[DATASET ENTRIES]:
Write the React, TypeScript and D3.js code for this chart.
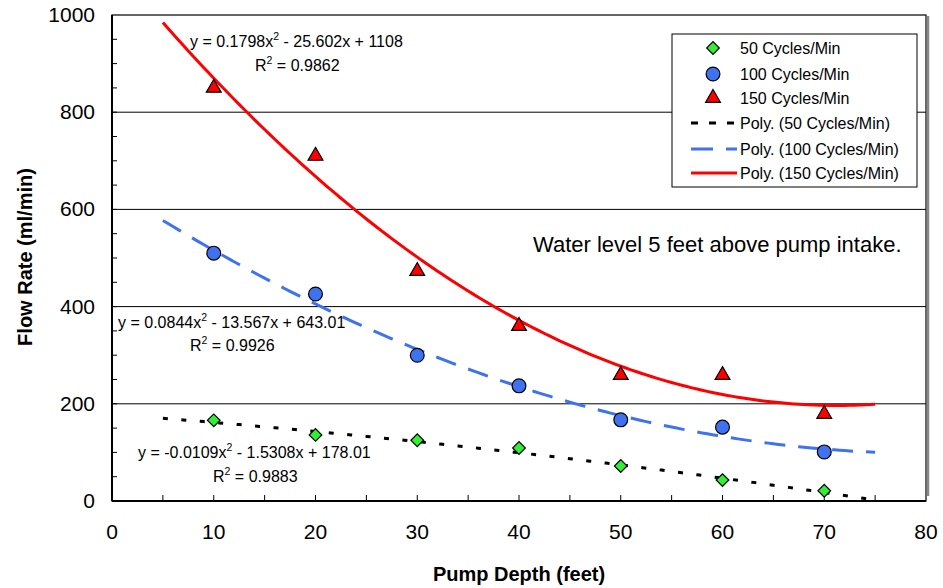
import { useEffect, useRef } from "react";
import * as d3 from "d3";

// pump depth (feet)
const depths = [10, 20, 30, 40, 50, 60, 70];
// flow rate (ml/min) per pumping rate
const flow50 = [166, 136, 125, 109, 72, 43, 21];
const flow100 = [510, 426, 300, 237, 167, 152, 101];
const flow150 = [852, 712, 475, 362, 261, 261, 181];

// polynomial trendline coefficients [a, b, c] for a*x^2 + b*x + c
const coef50 = [-0.0109, -1.5308, 178.01];
const coef100 = [0.0844, -13.567, 643.01];
const coef150 = [0.1798, -25.602, 1108];

const yTicks = [0, 200, 400, 600, 800, 1000];
const xTicks = [0, 10, 20, 30, 40, 50, 60, 70, 80];

const legendLabels = [
  "50 Cycles/Min",
  "100 Cycles/Min",
  "150 Cycles/Min",
  "Poly. (50 Cycles/Min)",
  "Poly. (100 Cycles/Min)",
  "Poly. (150 Cycles/Min)",
];

const FONT = "'Liberation Sans', Arial, sans-serif";
const GREEN = "#33ee33";
const BLUE = "#3f72ee";
const RED = "#ff0000";

const App = () => {
  const ref = useRef<SVGSVGElement | null>(null);

  useEffect(() => {
    const svg = d3.select(ref.current);
    svg.selectAll("*").remove();

    const left = 112, right = 926, top = 15, bottom = 501;
    const x = d3.scaleLinear().domain([0, 80]).range([left, right]);
    const y = d3.scaleLinear().domain([0, 1000]).range([bottom, top]);

    // gridlines
    svg.append("g")
      .selectAll("line")
      .data(yTicks.filter((d) => d > 0 && d < 1000))
      .enter()
      .append("line")
      .attr("x1", left).attr("x2", right)
      .attr("y1", (d) => y(d)).attr("y2", (d) => y(d))
      .attr("stroke", "#000").attr("stroke-width", 1);

    // plot frame
    svg.append("rect")
      .attr("x", left).attr("y", top)
      .attr("width", right - left).attr("height", bottom - top)
      .attr("fill", "none").attr("stroke", "#000").attr("stroke-width", 1.2);
    svg.append("line")
      .attr("x1", right + 2).attr("x2", right + 2)
      .attr("y1", top + 1).attr("y2", bottom - 5)
      .attr("stroke", "#888").attr("stroke-width", 2.5);
    // bolder left and bottom axis lines
    svg.append("line").attr("x1", left).attr("x2", left).attr("y1", top).attr("y2", bottom)
      .attr("stroke", "#000").attr("stroke-width", 2);
    svg.append("line").attr("x1", left).attr("x2", right).attr("y1", bottom).attr("y2", bottom)
      .attr("stroke", "#000").attr("stroke-width", 2);

    // minor ticks (inward)
    svg.append("g")
      .selectAll("line")
      .data(d3.range(50, 1000, 50))
      .enter()
      .append("line")
      .attr("x1", left).attr("x2", left + 5)
      .attr("y1", (d) => y(d)).attr("y2", (d) => y(d))
      .attr("stroke", "#000");
    svg.append("g")
      .selectAll("line")
      .data(d3.range(5, 80, 5))
      .enter()
      .append("line")
      .attr("x1", (d) => x(d)).attr("x2", (d) => x(d))
      .attr("y1", bottom).attr("y2", bottom - 6)
      .attr("stroke", "#000");

    // tick labels
    svg.append("g")
      .selectAll("text")
      .data(yTicks)
      .enter()
      .append("text")
      .attr("x", 95).attr("y", (d) => y(d) + 7)
      .attr("text-anchor", "end")
      .attr("font-family", FONT).attr("font-size", 21)
      .text((d) => d);
    svg.append("g")
      .selectAll("text")
      .data(xTicks)
      .enter()
      .append("text")
      .attr("x", (d) => x(d)).attr("y", 539)
      .attr("text-anchor", "middle")
      .attr("font-family", FONT).attr("font-size", 21)
      .text((d) => d);

    // axis titles
    svg.append("text")
      .attr("x", 519).attr("y", 581)
      .attr("text-anchor", "middle")
      .attr("font-family", FONT).attr("font-size", 20).attr("font-weight", "bold")
      .text("Pump Depth (feet)");
    svg.append("text")
      .attr("transform", `translate(32,257) rotate(-90)`)
      .attr("text-anchor", "middle")
      .attr("font-family", FONT).attr("font-size", 20).attr("font-weight", "bold")
      .text("Flow Rate (ml/min)");

    // trendlines
    const poly = (c: number[]) => (t: number) => c[0] * t * t + c[1] * t + c[2];
    const xs = d3.range(5, 75.001, 0.5);
    const line = d3.line<number>().x((t) => x(t));
    const trends = [
      { c: coef50, color: "#000", dash: "5,13.5", w: 3 },
      { c: coef100, color: BLUE, dash: "21,13", w: 3 },
      { c: coef150, color: RED, dash: null, w: 3 },
    ];
    trends.forEach((tr) => {
      const f = poly(tr.c);
      svg.append("path")
        .attr("d", line.y((t) => y(f(t)))(xs))
        .attr("fill", "none")
        .attr("stroke", tr.color)
        .attr("stroke-width", tr.w)
        .attr("stroke-dasharray", tr.dash);
    });

    // markers
    const diamond = d3.symbol().type(d3.symbolSquare).size(80);
    const circle = d3.symbol().type(d3.symbolCircle).size(150);
    const triangle = d3.symbol().type(d3.symbolTriangle).size(95);
    const series = [
      { vals: flow50, sym: diamond, fill: GREEN, dy: 0, rot: 45 },
      { vals: flow100, sym: circle, fill: BLUE, dy: 0, rot: 0 },
      { vals: flow150, sym: triangle, fill: RED, dy: 1, rot: 0 },
    ];
    series.forEach((s) => {
      svg.append("g")
        .selectAll("path")
        .data(depths)
        .enter()
        .append("path")
        .attr("d", s.sym())
        .attr("transform", (d, i) => `translate(${x(d)},${y(s.vals[i]) + s.dy}) rotate(${s.rot})`)
        .attr("fill", s.fill)
        .attr("stroke", "#000").attr("stroke-width", 1.2);
    });

    // equation labels
    const eq = (tx: number, ty: number, c: number[]) => {
      const t = svg.append("text")
        .attr("x", tx).attr("y", ty)
        .attr("font-family", FONT).attr("font-size", 16);
      t.append("tspan").text(`y = ${c[0]}x`);
      t.append("tspan").attr("dy", -7).attr("font-size", 10.5).text("2");
      t.append("tspan").attr("dy", 7)
        .text(` - ${Math.abs(c[1])}x + ${c[2]}`);
    };
    const r2 = (tx: number, ty: number, v: string) => {
      const t = svg.append("text")
        .attr("x", tx).attr("y", ty)
        .attr("font-family", FONT).attr("font-size", 16);
      t.append("tspan").text("R");
      t.append("tspan").attr("dy", -7).attr("font-size", 10.5).text("2");
      t.append("tspan").attr("dy", 7).text(` = ${v}`);
    };
    eq(190, 47, coef150);
    r2(255, 71, "0.9862");
    eq(118, 328, coef100);
    r2(190, 351, "0.9926");
    eq(138, 458, coef50);
    r2(213, 482, "0.9883");

    svg.append("text")
      .attr("x", 533).attr("y", 252)
      .attr("font-family", FONT).attr("font-size", 22)
      .text("Water level 5 feet above pump intake.");

    // legend
    const lg = svg.append("g");
    lg.append("rect")
      .attr("x", 672).attr("y", 34).attr("width", 245).attr("height", 153)
      .attr("fill", "#fff").attr("stroke", "#000").attr("stroke-width", 1);
    const rowY = [48, 74, 98, 123, 149, 173];
    const legSyms = [diamond, circle, triangle];
    const legFills = [GREEN, BLUE, RED];
    const legRot = [45, 0, 0];
    legendLabels.forEach((lab, i) => {
      const ry = rowY[i];
      if (i < 3) {
        lg.append("path")
          .attr("d", legSyms[i]())
          .attr("transform", `translate(713,${ry}) rotate(${legRot[i]})`)
          .attr("fill", legFills[i])
          .attr("stroke", "#000").attr("stroke-width", 1.2);
      } else {
        const tr = trends[i - 3];
        const dash = i === 3 ? "7,11" : i === 4 ? "22,13" : null;
        lg.append("line")
          .attr("x1", 691).attr("x2", 737)
          .attr("y1", ry).attr("y2", ry)
          .attr("stroke", tr.color).attr("stroke-width", 3)
          .attr("stroke-dasharray", dash);
      }
      lg.append("text")
        .attr("x", 740).attr("y", ry + 6)
        .attr("font-family", FONT).attr("font-size", 16)
        .text(lab);
    });
  }, []);

  return (
    <svg
      ref={ref}
      width={943}
      height={588}
      style={{ position: "absolute", left: 0, top: 0, background: "#fff" }}
    />
  );
};

export default App;
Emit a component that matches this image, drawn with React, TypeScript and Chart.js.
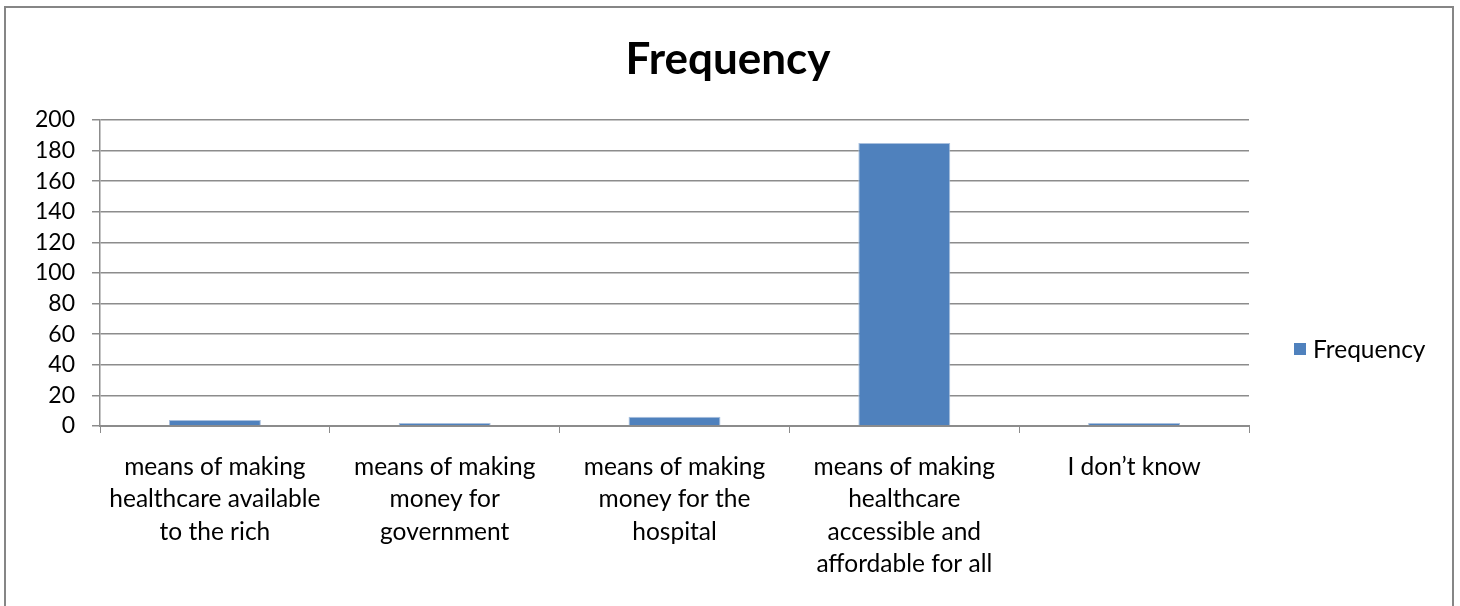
import React, { useEffect, useRef } from "react";
import { Chart, registerables } from "chart.js";

Chart.register(...registerables);

const categories: string[][] = [
  ["means of making", "healthcare available", "to the rich"],
  ["means of making", "money for", "government"],
  ["means of making", "money for the", "hospital"],
  ["means of making", "healthcare", "accessible and", "affordable for all"],
  ["I don\u2019t know"],
];
const frequency: number[] = [4, 2, 6, 185, 2];
const seriesName = "Frequency";
const chartTitle = "Frequency";
const yMin = 0;
const yMax = 200;
const yStep = 20;

const FONT = "Lato, 'Open Sans', sans-serif";
const BAR = "#4F81BD";
const GRID = "#8c8c8c";

const framePlugin = {
  id: "frame",
  beforeDraw(chart: any) {
    const { ctx, width, height } = chart;
    ctx.save();
    ctx.fillStyle = "#ffffff";
    ctx.fillRect(0, 0, width, height);
    ctx.strokeStyle = "#868686";
    ctx.lineWidth = 2;
    ctx.strokeRect(5, 7, width - 12, height + 50);
    ctx.restore();
  },
};

const titlePlugin = {
  id: "centeredTitle",
  afterDraw(chart: any) {
    const { ctx, width } = chart;
    ctx.save();
    ctx.fillStyle = "#000";
    ctx.font = `bold 44px ${FONT}`;
    ctx.textAlign = "center";
    ctx.textBaseline = "middle";
    ctx.fillText(chartTitle, width / 2 - 2, 60);
    ctx.restore();
  },
};

const legendPlugin = {
  id: "sideLegend",
  afterDraw(chart: any) {
    const { ctx, chartArea } = chart;
    const x = chartArea.right + 45;
    const y = 349;
    ctx.save();
    ctx.fillStyle = BAR;
    ctx.fillRect(x, y - 6, 12, 12);
    ctx.fillStyle = "#000";
    ctx.font = `24.5px ${FONT}`;
    ctx.textBaseline = "middle";
    ctx.textAlign = "left";
    ctx.fillText(seriesName, x + 19, y + 1);
    ctx.restore();
  },
};

export default function App() {
  const ref = useRef<HTMLCanvasElement | null>(null);
  useEffect(() => {
    if (!ref.current) return;
    const chart = new Chart(ref.current, {
      type: "bar",
      data: {
        labels: categories,
        datasets: [
          {
            label: seriesName,
            data: frequency,
            backgroundColor: BAR,
            borderColor: "#a9c0de",
            borderWidth: 1,
            barPercentage: 0.4,
            categoryPercentage: 1,
          },
        ],
      },
      options: {
        responsive: false,
        animation: false,
        layout: { padding: { left: 0, right: 211, top: 120, bottom: 0 } },
        plugins: {
          legend: { display: false },
          tooltip: { enabled: false },
          title: { display: false },
        },
        scales: {
          x: {
            afterFit(scale: any) {
              scale.height = 180;
            },
            grid: {
              offset: true,
              drawOnChartArea: false,
              drawTicks: true,
              tickLength: 7,
              color: GRID,
            },
            border: { color: GRID, width: 2 },
            ticks: {
              color: "#000",
              autoSkip: false,
              maxRotation: 0,
              minRotation: 0,
              padding: 18,
              font: { family: FONT, size: 24.5, lineHeight: 1.32 },
            },
          },
          y: {
            min: yMin,
            max: yMax,
            afterFit(scale: any) {
              scale.width = 100;
            },
            grid: { color: GRID, tickLength: 8, lineWidth: 1.5 },
            border: { color: GRID, width: 1.5 },
            ticks: {
              stepSize: yStep,
              color: "#000",
              padding: 17,
              font: { family: FONT, size: 23 },
            },
          },
        },
      },
      plugins: [framePlugin, titlePlugin, legendPlugin],
    });
    return () => chart.destroy();
  }, []);
  return (
    <div style={{ position: "fixed", left: 0, top: 0, width: 1460, height: 606 }}>
      <canvas ref={ref} width={1460} height={606} />
    </div>
  );
}
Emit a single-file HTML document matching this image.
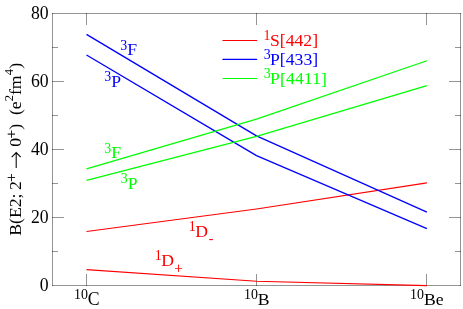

[TASK BRIEF]: Show every line in the records above that contains the word "Emit".

[RESULT]:
Emit a component that matches this image, drawn with React, TypeScript and Chart.js.
Emit a single-file HTML document matching this image.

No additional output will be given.